*Records to use:*

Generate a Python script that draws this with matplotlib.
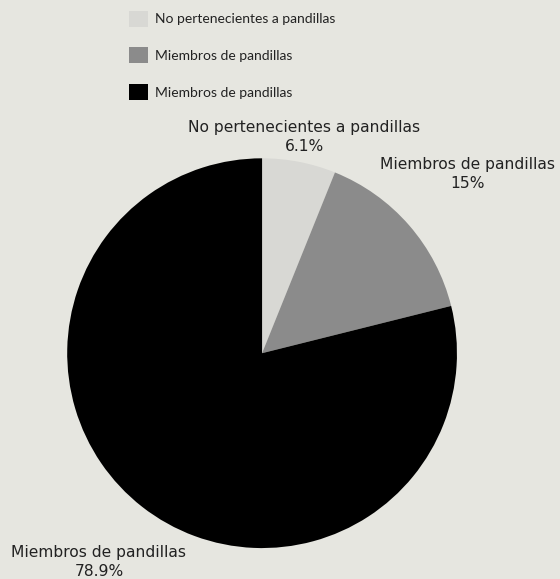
* * *
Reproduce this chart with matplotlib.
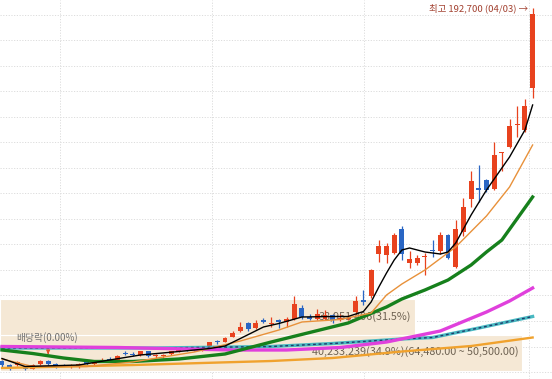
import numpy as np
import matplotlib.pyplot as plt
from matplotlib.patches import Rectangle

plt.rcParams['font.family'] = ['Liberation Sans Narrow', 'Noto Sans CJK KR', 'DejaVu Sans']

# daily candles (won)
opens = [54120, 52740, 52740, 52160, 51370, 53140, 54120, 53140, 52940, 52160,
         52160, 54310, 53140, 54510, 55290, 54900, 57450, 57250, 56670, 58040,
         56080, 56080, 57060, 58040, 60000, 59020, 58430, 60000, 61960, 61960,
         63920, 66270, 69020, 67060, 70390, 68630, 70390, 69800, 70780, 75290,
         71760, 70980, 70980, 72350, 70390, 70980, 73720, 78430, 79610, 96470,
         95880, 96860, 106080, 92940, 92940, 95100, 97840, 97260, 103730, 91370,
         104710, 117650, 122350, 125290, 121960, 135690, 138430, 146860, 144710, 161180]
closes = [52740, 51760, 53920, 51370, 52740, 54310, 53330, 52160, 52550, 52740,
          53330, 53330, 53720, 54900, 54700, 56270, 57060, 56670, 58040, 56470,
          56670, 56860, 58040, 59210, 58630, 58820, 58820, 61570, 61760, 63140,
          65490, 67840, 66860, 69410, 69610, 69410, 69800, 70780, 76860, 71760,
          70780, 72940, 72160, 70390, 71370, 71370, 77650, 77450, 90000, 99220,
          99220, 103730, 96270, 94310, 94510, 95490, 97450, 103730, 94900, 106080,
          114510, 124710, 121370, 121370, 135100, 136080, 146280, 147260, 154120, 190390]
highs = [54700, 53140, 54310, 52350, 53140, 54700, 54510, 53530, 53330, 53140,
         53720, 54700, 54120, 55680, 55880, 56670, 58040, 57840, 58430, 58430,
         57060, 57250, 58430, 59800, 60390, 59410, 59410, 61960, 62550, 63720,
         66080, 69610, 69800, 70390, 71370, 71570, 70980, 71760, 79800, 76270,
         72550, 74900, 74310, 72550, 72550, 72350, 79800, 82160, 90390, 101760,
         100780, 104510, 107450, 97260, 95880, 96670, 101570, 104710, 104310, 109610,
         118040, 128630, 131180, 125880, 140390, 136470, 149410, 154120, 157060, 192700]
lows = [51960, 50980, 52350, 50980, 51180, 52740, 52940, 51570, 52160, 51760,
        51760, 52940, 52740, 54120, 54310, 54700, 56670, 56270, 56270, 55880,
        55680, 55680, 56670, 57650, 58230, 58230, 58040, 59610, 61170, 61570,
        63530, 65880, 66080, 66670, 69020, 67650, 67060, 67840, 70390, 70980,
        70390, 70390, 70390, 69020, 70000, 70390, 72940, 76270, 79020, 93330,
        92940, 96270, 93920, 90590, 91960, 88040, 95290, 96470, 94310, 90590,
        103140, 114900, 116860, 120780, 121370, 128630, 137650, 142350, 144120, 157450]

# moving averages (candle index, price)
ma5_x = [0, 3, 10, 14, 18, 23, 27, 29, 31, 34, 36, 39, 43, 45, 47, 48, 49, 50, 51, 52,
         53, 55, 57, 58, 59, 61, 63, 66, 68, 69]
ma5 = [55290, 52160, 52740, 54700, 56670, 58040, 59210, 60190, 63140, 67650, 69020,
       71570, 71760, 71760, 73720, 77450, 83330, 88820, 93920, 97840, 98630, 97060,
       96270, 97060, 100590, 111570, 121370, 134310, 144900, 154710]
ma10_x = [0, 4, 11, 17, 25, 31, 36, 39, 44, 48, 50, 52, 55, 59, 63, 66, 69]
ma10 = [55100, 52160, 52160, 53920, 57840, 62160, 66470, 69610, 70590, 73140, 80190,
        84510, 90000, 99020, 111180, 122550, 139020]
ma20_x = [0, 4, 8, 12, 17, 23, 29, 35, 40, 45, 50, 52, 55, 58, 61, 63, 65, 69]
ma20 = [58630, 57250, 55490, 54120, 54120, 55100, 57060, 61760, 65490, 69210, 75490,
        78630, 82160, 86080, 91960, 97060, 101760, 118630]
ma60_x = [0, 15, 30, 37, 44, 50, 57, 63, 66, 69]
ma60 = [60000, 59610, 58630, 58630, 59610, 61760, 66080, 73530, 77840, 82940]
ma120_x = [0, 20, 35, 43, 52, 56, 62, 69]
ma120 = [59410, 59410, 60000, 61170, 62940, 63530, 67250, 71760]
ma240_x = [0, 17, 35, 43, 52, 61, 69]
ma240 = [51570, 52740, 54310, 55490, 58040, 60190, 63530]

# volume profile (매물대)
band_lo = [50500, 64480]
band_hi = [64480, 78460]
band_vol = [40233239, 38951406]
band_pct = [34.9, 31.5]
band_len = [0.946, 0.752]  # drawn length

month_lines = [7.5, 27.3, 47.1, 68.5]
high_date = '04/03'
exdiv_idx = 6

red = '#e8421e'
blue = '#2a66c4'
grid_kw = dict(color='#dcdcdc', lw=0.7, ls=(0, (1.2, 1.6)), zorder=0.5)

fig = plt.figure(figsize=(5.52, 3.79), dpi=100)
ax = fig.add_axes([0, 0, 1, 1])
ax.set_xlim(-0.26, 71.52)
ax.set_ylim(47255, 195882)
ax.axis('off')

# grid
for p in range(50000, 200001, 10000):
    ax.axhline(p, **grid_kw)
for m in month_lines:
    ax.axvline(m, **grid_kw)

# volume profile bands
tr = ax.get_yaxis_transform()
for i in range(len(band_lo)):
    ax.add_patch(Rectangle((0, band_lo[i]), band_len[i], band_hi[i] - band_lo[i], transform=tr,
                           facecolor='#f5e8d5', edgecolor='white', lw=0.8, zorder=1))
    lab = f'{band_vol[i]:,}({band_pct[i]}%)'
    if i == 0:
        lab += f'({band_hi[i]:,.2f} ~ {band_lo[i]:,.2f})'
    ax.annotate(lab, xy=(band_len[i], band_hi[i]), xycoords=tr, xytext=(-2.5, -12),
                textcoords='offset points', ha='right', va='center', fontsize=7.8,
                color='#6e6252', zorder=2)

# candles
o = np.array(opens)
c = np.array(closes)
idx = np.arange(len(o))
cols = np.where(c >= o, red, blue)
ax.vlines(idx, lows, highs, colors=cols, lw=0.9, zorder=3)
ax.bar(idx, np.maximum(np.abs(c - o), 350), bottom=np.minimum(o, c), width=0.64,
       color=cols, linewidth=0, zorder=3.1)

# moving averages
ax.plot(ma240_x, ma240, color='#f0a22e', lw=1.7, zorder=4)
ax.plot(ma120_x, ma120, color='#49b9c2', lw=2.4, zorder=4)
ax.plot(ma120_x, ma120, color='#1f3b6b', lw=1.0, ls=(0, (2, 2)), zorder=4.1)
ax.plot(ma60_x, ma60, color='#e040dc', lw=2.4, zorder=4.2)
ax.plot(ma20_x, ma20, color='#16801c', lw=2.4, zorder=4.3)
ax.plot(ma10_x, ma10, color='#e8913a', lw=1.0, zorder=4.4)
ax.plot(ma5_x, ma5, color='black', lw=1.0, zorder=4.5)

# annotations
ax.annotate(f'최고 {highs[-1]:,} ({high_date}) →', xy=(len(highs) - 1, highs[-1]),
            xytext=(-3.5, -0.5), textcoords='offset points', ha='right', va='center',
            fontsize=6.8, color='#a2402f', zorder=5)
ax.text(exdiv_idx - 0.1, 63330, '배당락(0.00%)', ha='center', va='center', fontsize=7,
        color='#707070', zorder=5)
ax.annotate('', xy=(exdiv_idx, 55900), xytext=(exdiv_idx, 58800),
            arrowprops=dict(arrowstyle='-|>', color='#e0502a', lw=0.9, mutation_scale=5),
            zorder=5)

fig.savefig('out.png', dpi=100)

*Given instruction:*
The required answer is a single number: the count of lines in the entries that hold the string "this".

*Task result:*
2